:: INFORMATION GIVEN ::
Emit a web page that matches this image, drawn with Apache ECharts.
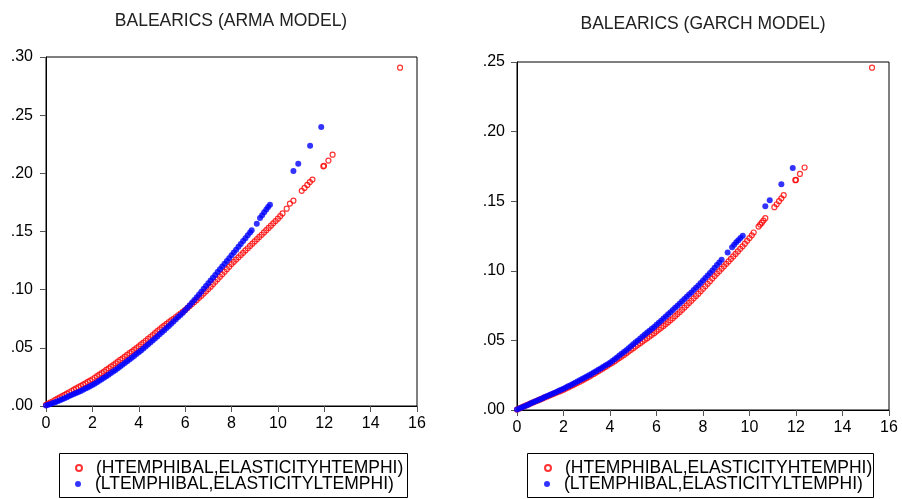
:::
:: INFORMATION GIVEN ::
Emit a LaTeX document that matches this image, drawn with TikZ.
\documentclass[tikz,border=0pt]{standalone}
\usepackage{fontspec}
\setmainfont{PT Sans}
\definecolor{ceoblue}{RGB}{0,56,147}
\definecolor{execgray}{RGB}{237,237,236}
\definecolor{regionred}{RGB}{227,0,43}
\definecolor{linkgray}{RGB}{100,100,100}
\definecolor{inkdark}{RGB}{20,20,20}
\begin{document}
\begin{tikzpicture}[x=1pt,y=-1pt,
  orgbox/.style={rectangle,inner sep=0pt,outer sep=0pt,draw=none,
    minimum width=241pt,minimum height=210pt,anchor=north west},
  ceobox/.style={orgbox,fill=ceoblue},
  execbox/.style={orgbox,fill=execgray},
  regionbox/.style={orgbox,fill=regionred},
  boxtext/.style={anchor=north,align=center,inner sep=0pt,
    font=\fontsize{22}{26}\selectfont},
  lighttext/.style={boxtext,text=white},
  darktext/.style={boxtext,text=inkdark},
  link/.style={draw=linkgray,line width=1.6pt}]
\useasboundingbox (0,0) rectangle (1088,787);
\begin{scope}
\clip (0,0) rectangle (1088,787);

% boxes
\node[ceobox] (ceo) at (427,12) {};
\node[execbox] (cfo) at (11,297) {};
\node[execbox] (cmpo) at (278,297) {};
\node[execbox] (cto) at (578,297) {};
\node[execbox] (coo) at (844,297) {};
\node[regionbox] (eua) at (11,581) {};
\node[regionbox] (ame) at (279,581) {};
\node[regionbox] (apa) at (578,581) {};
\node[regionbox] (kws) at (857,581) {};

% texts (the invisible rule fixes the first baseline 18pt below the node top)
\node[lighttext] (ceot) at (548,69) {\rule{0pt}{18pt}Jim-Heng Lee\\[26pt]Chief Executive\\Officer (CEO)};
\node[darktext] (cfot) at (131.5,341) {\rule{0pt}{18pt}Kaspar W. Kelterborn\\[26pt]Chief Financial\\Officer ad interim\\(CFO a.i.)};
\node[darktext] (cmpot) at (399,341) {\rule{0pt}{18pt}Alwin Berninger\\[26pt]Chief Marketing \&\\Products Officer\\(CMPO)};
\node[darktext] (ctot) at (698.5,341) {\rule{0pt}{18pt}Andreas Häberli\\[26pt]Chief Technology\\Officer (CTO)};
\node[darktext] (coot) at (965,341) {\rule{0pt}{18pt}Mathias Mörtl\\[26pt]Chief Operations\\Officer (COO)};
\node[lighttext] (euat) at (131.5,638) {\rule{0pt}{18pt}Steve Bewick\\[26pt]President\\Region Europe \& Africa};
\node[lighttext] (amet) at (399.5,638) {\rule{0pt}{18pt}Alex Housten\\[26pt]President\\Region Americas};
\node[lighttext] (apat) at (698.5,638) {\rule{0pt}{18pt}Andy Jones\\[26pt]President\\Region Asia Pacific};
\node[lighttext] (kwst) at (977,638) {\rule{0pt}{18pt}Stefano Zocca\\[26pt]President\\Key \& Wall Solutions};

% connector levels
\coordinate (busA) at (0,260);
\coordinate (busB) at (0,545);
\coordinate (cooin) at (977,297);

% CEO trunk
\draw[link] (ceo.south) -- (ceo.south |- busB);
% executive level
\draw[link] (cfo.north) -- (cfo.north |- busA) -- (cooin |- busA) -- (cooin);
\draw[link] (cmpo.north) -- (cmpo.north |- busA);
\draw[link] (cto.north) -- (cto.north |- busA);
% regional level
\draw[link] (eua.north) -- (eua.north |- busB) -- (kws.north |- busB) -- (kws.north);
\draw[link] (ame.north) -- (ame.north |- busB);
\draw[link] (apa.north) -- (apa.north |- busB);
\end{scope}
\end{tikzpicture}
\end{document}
:::
* **STATED TASK**
How many lines in the records above contain the word "that"? Reply with the number and nothing more.

* **SOLUTION TO THIS EXERCISE**
2